As Twenty One Pilots began to build up their musical catalogue, they decided to develop out their networks by working with a variety of producers including Ricky Reed, Mike Crossey, Tim Anderson. Perhaps their most famous work, and well liked among their fanbase is 2015’s Blurryface and the album’s Grammy-winning smash hit “Stressed Out” which charted in the second position on the Billboard Hot 100. The band claimed that the name of the album was based on a persona of the same name that Tyler Joseph, the band’s vocalist, created. Joseph from Twenty One Pilots claimed that the character represented both his and other people’s insecurities. In an interview with Rolling Stone, the songwriter Joseph stated: “The question I had as I was writing was, ‘How are these things affecting the way I live? How am I compensating because I don’t like this about myself?

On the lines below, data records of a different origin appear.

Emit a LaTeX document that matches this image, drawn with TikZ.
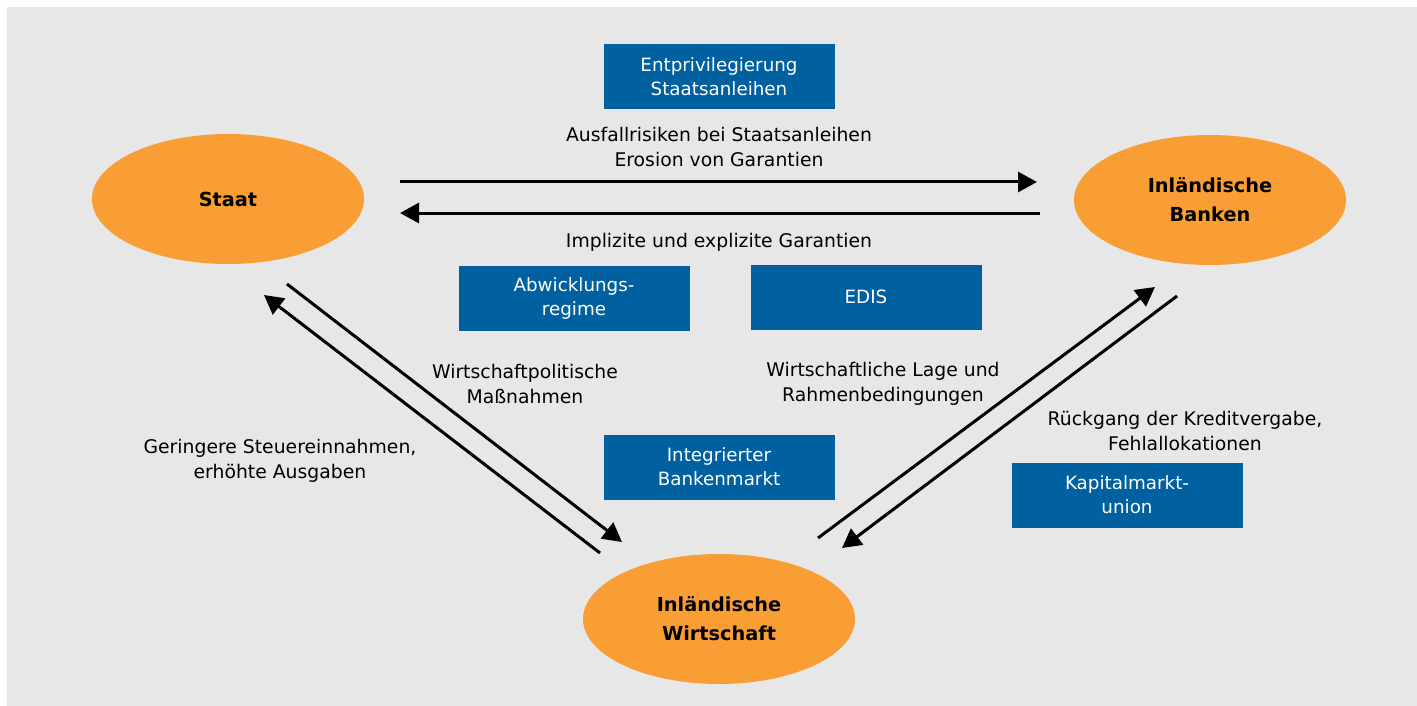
\documentclass[tikz,border=0pt]{standalone}
\usepackage{fontspec}
\setmainfont{DejaVu Sans}
\usetikzlibrary{arrows.meta,shapes.geometric}
\definecolor{bg}{HTML}{E7E7E7}
\definecolor{org}{HTML}{F99D35}
\definecolor{blu}{HTML}{0060A0}
\begin{document}
\begin{tikzpicture}[x=1pt,y=-1pt,
  actor/.style={ellipse,fill=org,minimum width=272pt,minimum height=130pt,inner sep=0pt,align=center,font=\fontsize{19.3}{29}\selectfont\bfseries},
  measure/.style={fill=blu,text=white,minimum width=231pt,minimum height=65pt,inner sep=0pt,align=center,font=\fontsize{18.3}{24}\selectfont},
  lbl/.style={align=center,font=\fontsize{18.8}{25}\selectfont},
  flow/.style={line width=3pt,-{Triangle[length=19pt,width=20pt]}}]
\useasboundingbox (0,0) rectangle (1417,706);
\fill[white] (0,0) rectangle (1417,706);
\fill[bg] (7,7) rectangle (1417,706);
\node[actor] (staat) at (228,199) {Staat};
\node[actor] (banken) at (1210,200) {Inländische\\Banken};
\node[actor] (wirt) at (719,619) {Inländische\\Wirtschaft};
\node[measure] (entp) at (719,77) {Entprivilegierung\\Staatsanleihen};
\node[measure] (abw) at (574,298) {Abwicklungs-\\regime};
\node[measure] (edis) at (866,297) {EDIS};
\node[measure] (ibm) at (719,467) {Integrierter\\Bankenmarkt};
\node[measure] (kmu) at (1127,495) {Kapitalmarkt-\\union};
\node[lbl] (l1) at (719,147) {Ausfallrisiken bei Staatsanleihen\\Erosion von Garantien};
\node[lbl] (l2) at (719,242) {Implizite und explizite Garantien};
\node[lbl] (l3) at (525,384) {Wirtschaftpolitische\\Maßnahmen};
\node[lbl] (l4) at (883,384) {Wirtschaftliche Lage und\\Rahmenbedingungen};
\node[lbl] (l5) at (280,461) {Geringere Steuereinnahmen,\\erhöhte Ausgaben};
\node[lbl] (l6) at (1185,431) {Rückgang der Kreditvergabe,\\Fehlallokationen};
\coordinate (a1s) at (400,182); \coordinate (a1e) at (1037,182);
\coordinate (a2s) at (1040,213); \coordinate (a2e) at (400,213);
\coordinate (a3s) at (287,284); \coordinate (a3e) at (622,542);
\coordinate (a4s) at (600,553); \coordinate (a4e) at (264,295);
\coordinate (a5s) at (818,538); \coordinate (a5e) at (1155,287);
\coordinate (a6s) at (1177,296); \coordinate (a6e) at (842,548);
\draw[flow] (a1s) -- (a1e);
\draw[flow] (a2s) -- (a2e);
\draw[flow] (a3s) -- (a3e);
\draw[flow] (a4s) -- (a4e);
\draw[flow] (a5s) -- (a5e);
\draw[flow] (a6s) -- (a6e);
\end{tikzpicture}
\end{document}
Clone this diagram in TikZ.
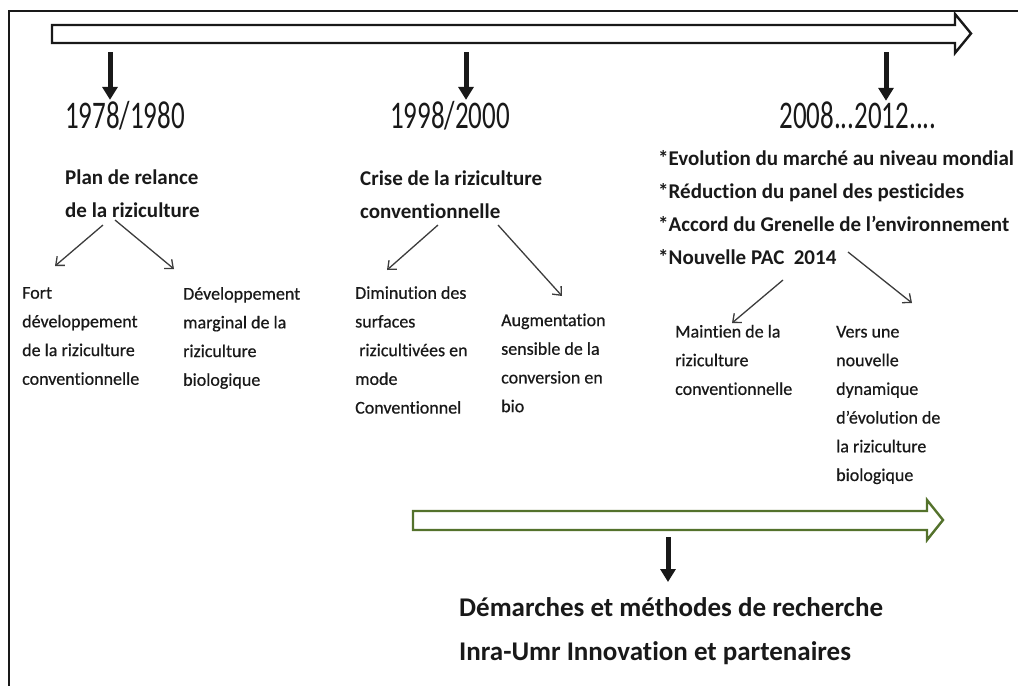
\documentclass[tikz,border=0pt]{standalone}
\usepackage{fontspec}
\setmainfont[Ligatures={NoCommon,NoContextual}, Contextuals=NoAlternate]{Carlito}
\newfontfamily\smallfont[Ligatures={NoCommon,NoContextual}, Contextuals=NoAlternate, FakeBold=0.6]{Carlito}
\usepackage{graphicx}
\usetikzlibrary{arrows.meta}
\definecolor{inkgray}{RGB}{25,25,25}
\definecolor{arrowgray}{RGB}{60,60,60}
\definecolor{olive}{RGB}{84,114,44}
\tikzset{
    >={Straight Barb[length=7pt,width=12pt]}, % open heads on the thin arrows
    branch/.style={->, draw=arrowgray, line width=1.3pt}, % thin arrows under the titles
    drop/.style={-{Triangle[length=13pt,width=15pt]}, draw=inkgray, fill=inkgray, line width=5pt}, % thick down arrows
    bigarrow/.style={line width=2.4pt, line join=miter, fill=white}, % hollow block arrows
    year/.style={font=\fontsize{27}{30}\selectfont, text=inkgray, inner sep=1pt},
    title/.style={font=\bfseries\fontsize{21}{33}\selectfont, text=inkgray, align=left, inner sep=0pt, anchor=west},
    small/.style={font=\smallfont\fontsize{18}{28.7}\selectfont, text=inkgray, align=left, inner sep=0pt, anchor=west},
    }

\begin{document}
\begin{tikzpicture}[x=1pt, y=-1pt]
\useasboundingbox (0,0) rectangle (1018,686);
% frame, cut on the right and at the bottom
\draw[line width=2pt, draw=inkgray] (1018,11) -- (9,11) -- (9,686);
% time line
\draw[bigarrow, draw=inkgray] (52,25) -- (955,25) -- (955,14) -- (971,33.5) -- (955,53) -- (955,43) -- (52,43) -- cycle;

\node[year] (y1) at (125,115.5) {\scalebox{1}[1.45]{1978/1980}};
\node[year] (y2) at (450,115.5) {\scalebox{1}[1.45]{1998/2000}};
\node[year] (y3) at (858,115.5) {\scalebox{1}[1.45]{2008...2012....}};
\coordinate (t1) at (110,52);
\coordinate (t2) at (466,52);
\coordinate (t3) at (886,52);
\draw[drop] (t1) -- (t1 |- y1.north);
\draw[drop] (t2) -- (t2 |- y2.north);
\draw[drop] (t3) -- (t3 |- y3.north);

% first period
\node[title] (plan) at (65,194) {Plan de relance\\de la riziculture};
\node[small] (fort) at (22,336) {Fort\\développement\\de la riziculture\\conventionnelle};
\node[small] (marg) at (183,338) {Développement\\marginal de la\\riziculture\\biologique};
\coordinate (p1) at (103,225); \coordinate (p2) at (55,266);
\coordinate (p3) at (115,220); \coordinate (p4) at (174,269);
\draw (p1) edge[branch] (p2)
      (p3) edge[branch] (p4);

% second period
\node[title] (crise) at (360,195) {Crise de la riziculture\\conventionnelle};
\node[small] (dimin) at (355,350) {Diminution des\\surfaces\\\hspace*{4pt}rizicultivées en\\mode\\Conventionnel};
\node[small] (augm) at (501,363) {Augmentation\\sensible de la\\conversion en\\bio};
\coordinate (c1) at (438,225); \coordinate (c2) at (387,270);
\coordinate (c3) at (498,225); \coordinate (c4) at (562,296);
\draw (c1) edge[branch] (c2)
      (c3) edge[branch] (c4);

% third period
\node[title] (facts) at (658,208) {*Evolution du marché au niveau mondial\\*Réduction du panel des pesticides\\*Accord du Grenelle de l’environnement\\*Nouvelle PAC~ 2014};
\node[small] (maint) at (675,360) {Maintien de la\\riziculture\\conventionnelle};
\node[small] (vers) at (836,405) {Vers une\\nouvelle\\dynamique\\d’évolution de\\la riziculture\\biologique};
\coordinate (f1) at (783,280); \coordinate (f2) at (732,323);
\coordinate (f3) at (848,252); \coordinate (f4) at (912,303);
\draw (f1) edge[branch] (f2)
      (f3) edge[branch] (f4);

% research
\draw[bigarrow, draw=olive] (413,511) -- (927,511) -- (927,500) -- (943,520) -- (927,540) -- (927,530) -- (413,530) -- cycle;
\coordinate (g1) at (668,537);
\coordinate (g2) at (668,582);
\draw[drop] (g1) -- (g2);
\node[font=\bfseries\fontsize{27}{44}\selectfont, text=inkgray, align=left, inner sep=0pt, anchor=west] (demarche) at (459,631) {Démarches et méthodes de recherche\\Inra-Umr Innovation et partenaires};
\end{tikzpicture}
\end{document}
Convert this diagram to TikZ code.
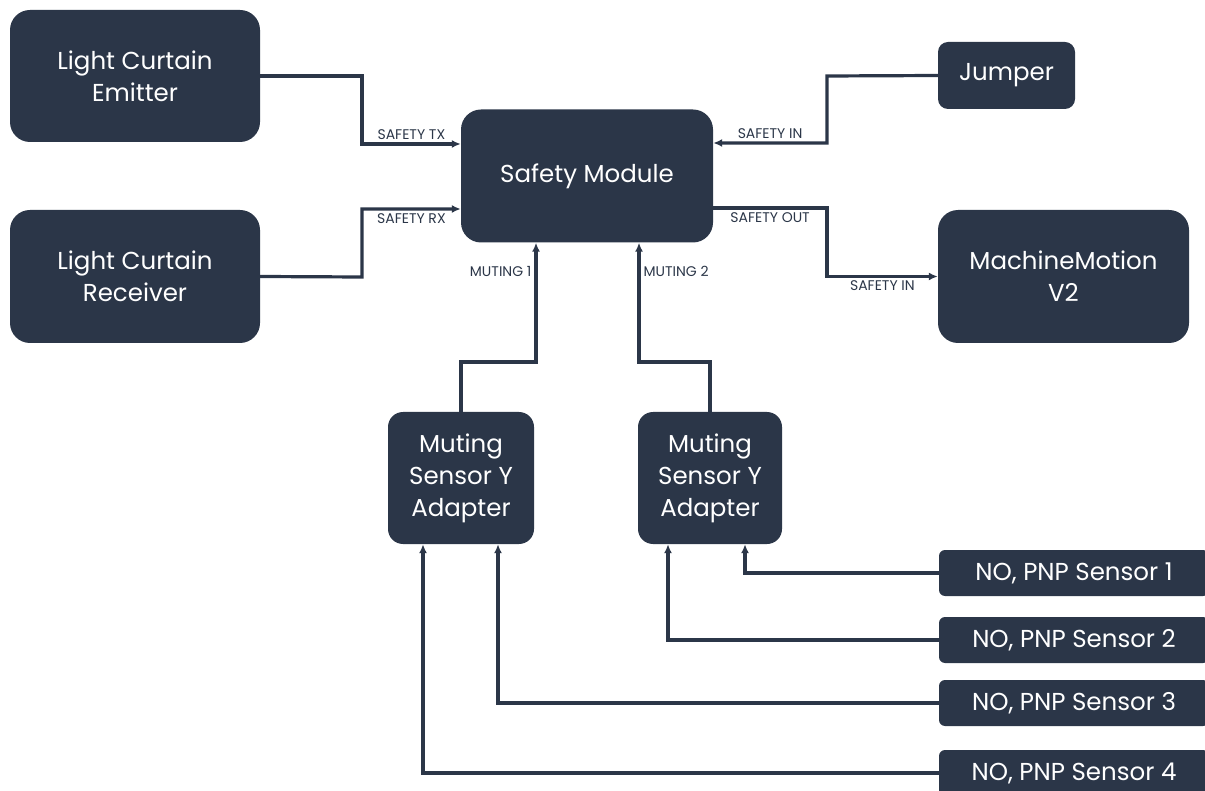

What do I do to cover it up?’” In the visuals for the recording, Joseph is depicted smearing himself with black makeup which is meant to represent how insecurities suffocate the people who have them. Twenty One Pilots also made pop music history with the release of “Heathens,” their Grammy-nominated contribution to the soundtrack for the DC Comics film Suicide Squad. The single helped the band make history as only the third rock band to have two concurrent Top Ten singles on the Billboard chart.  In total, the band has released five albums: first album  Twenty One Pilots (2009), second album Regional at Best (2011), third album Vessel (2013), Blurryface (2015), and the new album Trench (2018), with the Bandito tour. On their reimaginings of their musical style, Joseph has stated: “It is true that if you hear our music described, it sounds unappealing. I used to laugh and agree with people when they said it didn’t make any sense.” 

The Band’s Fans

When Twenty One Pilots frontman Tyler Joseph scrolls through his phone, you will be able to find hundreds of names in his contacts he doesn’t quite recognize. Who might these contacts be? They are typically the numbers of fans, especially kids from the band’s hometown of Columbus, Ohio. As a result of the Twenty One Pilots grassroots tactics, they were able to get fan phone numbers back in the day by driving door-to-door hand-delivering tickets for their club shows. The band claims that they became a local favorite among Columbus, Ohio fans because of their energetic live concerts where they played a variety of shows that ranged from hardcore to hip hop shows and everything in between. When this strategy became far too difficult because it was so time-consuming, Twenty One Pilots decided to meet their fans outside the Chick-Fil-A in their local mall’s food court. Alternatively, Joseph would also recruit his mom to help – especially on show days. While they might be preparing for the night’s events, Joseph’s mom would stand outside the club and attempt to sell tickets to passing Ohio State students. Joseph remembers that she would beg passing fans to come see her son play music. As a result of the commitment that local fans have had to their music, Twenty One Pilots decided to get matching ‘X’ tattoos to symbolise how much their hometown fans mean to them. Joseph’s tattoo is located on his right arm while Dun’s is etched in behind his right ear. 

Hometown Heroes

And yet, despite their committed fans, as you might imagine, they also have less than favorable stories featuring some of their fans. For example, Joseph recalls once having to kick one of Twenty One Pilots’ concert-goers out of their show for punching a girl in the face. They temporarily stopped the show to deal with the disturbance, since there was a high level of concern. As the group has reflected on their fanbase as well as their career, Joseph has asserted that fame has definitely changed what they are capable of moving forward. He has admitted, “Growing up, money is important. And now I have a career where I’m making enough money to live. But I really want to give it to my parents, my family, charities and people around me.” And these are not just empty statements that Joseph has made. In fact, Joseph still drives around in a beat-up Chevy Impala and has made plans to start his own Columbus-based charity. With the band’s name stemming from a play to growing into local legends for Columbus, Ohio, it is pretty clear that the Twenty One Pilots are flying high above any limitations.